Exercise aim
Copy exactly the lines that run from the top of the listing to the line containing "minimum width=72pt, minimum", both ends included, and omit the pictures.

+--

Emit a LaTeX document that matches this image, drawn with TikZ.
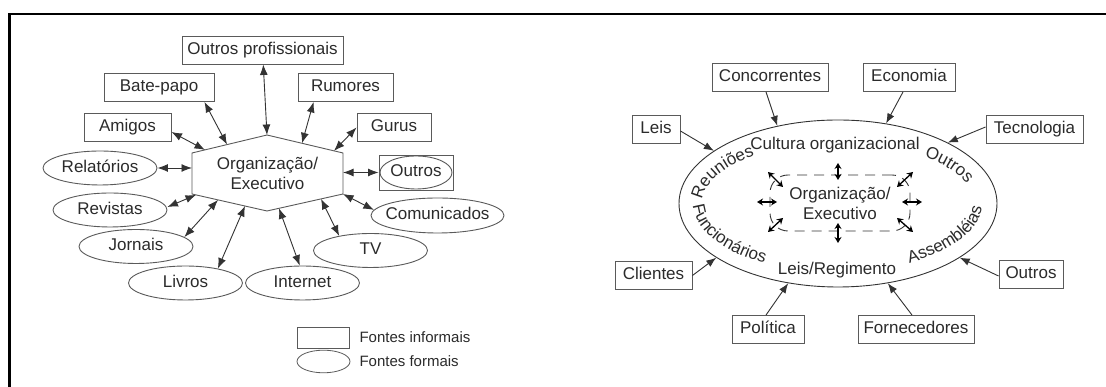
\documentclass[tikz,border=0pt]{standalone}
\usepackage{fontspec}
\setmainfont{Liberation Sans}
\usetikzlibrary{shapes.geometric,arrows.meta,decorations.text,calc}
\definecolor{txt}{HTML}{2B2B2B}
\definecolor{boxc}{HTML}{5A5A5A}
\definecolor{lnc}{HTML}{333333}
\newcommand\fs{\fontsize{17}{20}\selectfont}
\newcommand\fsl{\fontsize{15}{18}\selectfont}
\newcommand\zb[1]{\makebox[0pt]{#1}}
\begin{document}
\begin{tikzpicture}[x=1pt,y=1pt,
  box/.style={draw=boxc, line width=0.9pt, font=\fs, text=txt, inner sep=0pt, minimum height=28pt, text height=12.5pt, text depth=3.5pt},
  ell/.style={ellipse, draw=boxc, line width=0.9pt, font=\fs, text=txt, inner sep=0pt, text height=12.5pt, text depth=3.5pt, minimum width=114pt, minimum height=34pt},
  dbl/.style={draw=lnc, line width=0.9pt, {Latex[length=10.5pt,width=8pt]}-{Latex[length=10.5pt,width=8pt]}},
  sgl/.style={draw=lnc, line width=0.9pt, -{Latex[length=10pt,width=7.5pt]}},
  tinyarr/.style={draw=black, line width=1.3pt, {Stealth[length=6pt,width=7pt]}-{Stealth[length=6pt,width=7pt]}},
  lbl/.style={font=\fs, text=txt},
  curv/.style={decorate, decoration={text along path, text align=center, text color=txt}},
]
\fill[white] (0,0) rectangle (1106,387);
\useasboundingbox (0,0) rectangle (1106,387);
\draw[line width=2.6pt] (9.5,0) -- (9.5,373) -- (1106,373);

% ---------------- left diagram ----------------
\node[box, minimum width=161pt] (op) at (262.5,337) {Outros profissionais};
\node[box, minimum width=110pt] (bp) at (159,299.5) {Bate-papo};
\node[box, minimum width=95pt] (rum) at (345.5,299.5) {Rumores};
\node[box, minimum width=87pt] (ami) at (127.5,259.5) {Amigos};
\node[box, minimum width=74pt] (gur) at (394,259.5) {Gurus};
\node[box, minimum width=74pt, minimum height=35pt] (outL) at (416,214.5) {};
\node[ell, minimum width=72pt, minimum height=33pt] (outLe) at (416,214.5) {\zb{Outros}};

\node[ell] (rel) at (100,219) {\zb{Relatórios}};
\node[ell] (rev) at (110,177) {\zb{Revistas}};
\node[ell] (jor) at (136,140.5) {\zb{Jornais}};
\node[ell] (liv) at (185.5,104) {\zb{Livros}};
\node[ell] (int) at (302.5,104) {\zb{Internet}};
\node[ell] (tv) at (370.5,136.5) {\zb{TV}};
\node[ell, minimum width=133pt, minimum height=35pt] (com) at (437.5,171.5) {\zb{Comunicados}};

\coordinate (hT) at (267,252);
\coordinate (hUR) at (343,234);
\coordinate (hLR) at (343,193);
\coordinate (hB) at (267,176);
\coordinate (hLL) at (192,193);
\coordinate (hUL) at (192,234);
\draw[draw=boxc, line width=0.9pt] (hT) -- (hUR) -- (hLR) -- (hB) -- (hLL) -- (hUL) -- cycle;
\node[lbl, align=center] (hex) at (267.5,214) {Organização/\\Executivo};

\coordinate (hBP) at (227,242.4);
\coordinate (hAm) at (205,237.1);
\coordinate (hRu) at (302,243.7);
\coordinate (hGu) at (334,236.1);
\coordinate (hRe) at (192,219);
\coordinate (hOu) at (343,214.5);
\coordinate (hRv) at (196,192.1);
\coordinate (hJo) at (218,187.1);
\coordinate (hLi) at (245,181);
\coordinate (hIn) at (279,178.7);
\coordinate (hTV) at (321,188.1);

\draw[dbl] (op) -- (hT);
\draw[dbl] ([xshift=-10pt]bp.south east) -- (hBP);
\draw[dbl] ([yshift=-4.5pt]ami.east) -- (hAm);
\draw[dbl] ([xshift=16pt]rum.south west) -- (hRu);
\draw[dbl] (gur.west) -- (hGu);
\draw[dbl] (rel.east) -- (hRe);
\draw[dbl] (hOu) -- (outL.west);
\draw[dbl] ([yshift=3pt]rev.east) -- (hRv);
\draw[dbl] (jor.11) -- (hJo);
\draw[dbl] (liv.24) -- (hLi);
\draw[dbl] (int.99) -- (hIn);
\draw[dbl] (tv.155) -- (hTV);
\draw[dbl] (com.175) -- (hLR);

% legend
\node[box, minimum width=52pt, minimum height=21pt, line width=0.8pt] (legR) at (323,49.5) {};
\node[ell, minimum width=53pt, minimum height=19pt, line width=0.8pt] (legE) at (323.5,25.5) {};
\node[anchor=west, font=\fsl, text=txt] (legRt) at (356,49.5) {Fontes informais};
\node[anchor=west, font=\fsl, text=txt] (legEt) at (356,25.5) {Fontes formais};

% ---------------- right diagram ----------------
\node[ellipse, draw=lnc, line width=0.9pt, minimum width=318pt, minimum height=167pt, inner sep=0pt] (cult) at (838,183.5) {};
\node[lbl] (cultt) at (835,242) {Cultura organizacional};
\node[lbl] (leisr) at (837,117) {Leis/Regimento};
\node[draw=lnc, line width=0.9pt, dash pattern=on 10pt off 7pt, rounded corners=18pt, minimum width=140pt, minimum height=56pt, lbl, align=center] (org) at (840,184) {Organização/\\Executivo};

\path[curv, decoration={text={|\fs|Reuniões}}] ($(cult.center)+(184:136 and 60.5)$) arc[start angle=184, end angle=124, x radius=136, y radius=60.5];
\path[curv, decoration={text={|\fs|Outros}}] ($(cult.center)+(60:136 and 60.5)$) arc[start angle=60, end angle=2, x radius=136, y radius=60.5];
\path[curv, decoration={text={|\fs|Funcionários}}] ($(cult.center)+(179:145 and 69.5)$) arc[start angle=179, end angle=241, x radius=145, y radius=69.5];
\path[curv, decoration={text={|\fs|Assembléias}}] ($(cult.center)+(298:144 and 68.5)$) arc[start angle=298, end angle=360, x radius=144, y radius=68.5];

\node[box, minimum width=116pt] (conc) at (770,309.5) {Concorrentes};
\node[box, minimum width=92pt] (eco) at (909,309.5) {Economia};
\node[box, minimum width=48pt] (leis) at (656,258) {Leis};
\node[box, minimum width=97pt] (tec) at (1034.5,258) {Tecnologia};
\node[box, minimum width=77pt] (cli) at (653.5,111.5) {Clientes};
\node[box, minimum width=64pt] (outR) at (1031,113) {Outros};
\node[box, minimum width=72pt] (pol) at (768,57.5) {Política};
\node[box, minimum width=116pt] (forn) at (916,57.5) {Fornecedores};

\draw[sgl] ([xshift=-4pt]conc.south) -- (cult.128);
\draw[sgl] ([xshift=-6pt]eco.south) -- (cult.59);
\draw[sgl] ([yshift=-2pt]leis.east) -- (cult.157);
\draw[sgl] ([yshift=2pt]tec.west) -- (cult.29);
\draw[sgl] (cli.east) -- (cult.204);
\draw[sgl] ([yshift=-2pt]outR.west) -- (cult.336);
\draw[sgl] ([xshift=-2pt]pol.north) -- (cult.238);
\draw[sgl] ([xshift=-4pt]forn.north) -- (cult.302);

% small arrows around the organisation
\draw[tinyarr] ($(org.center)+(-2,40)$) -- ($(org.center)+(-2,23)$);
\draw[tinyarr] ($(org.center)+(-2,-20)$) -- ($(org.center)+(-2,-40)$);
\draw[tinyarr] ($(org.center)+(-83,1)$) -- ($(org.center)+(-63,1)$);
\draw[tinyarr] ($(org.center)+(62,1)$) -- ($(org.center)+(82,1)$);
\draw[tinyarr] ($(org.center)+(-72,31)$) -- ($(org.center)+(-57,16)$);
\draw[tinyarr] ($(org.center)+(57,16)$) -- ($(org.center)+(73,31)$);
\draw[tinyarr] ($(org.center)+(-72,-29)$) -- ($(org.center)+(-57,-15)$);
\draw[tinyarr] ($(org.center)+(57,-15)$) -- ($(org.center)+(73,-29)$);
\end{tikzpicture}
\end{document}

+--

Right answer
Emit a LaTeX document that matches this image, drawn with TikZ.
\documentclass[tikz,border=0pt]{standalone}
\usepackage{fontspec}
\setmainfont{Liberation Sans}
\usetikzlibrary{shapes.geometric,arrows.meta,decorations.text,calc}
\definecolor{txt}{HTML}{2B2B2B}
\definecolor{boxc}{HTML}{5A5A5A}
\definecolor{lnc}{HTML}{333333}
\newcommand\fs{\fontsize{17}{20}\selectfont}
\newcommand\fsl{\fontsize{15}{18}\selectfont}
\newcommand\zb[1]{\makebox[0pt]{#1}}
\begin{document}
\begin{tikzpicture}[x=1pt,y=1pt,
  box/.style={draw=boxc, line width=0.9pt, font=\fs, text=txt, inner sep=0pt, minimum height=28pt, text height=12.5pt, text depth=3.5pt},
  ell/.style={ellipse, draw=boxc, line width=0.9pt, font=\fs, text=txt, inner sep=0pt, text height=12.5pt, text depth=3.5pt, minimum width=114pt, minimum height=34pt},
  dbl/.style={draw=lnc, line width=0.9pt, {Latex[length=10.5pt,width=8pt]}-{Latex[length=10.5pt,width=8pt]}},
  sgl/.style={draw=lnc, line width=0.9pt, -{Latex[length=10pt,width=7.5pt]}},
  tinyarr/.style={draw=black, line width=1.3pt, {Stealth[length=6pt,width=7pt]}-{Stealth[length=6pt,width=7pt]}},
  lbl/.style={font=\fs, text=txt},
  curv/.style={decorate, decoration={text along path, text align=center, text color=txt}},
]
\fill[white] (0,0) rectangle (1106,387);
\useasboundingbox (0,0) rectangle (1106,387);
\draw[line width=2.6pt] (9.5,0) -- (9.5,373) -- (1106,373);

% ---------------- left diagram ----------------
\node[box, minimum width=161pt] (op) at (262.5,337) {Outros profissionais};
\node[box, minimum width=110pt] (bp) at (159,299.5) {Bate-papo};
\node[box, minimum width=95pt] (rum) at (345.5,299.5) {Rumores};
\node[box, minimum width=87pt] (ami) at (127.5,259.5) {Amigos};
\node[box, minimum width=74pt] (gur) at (394,259.5) {Gurus};
\node[box, minimum width=74pt, minimum height=35pt] (outL) at (416,214.5) {};
\node[ell, minimum width=72pt, minimum height=33pt] (outLe) at (416,214.5) {\zb{Outros}};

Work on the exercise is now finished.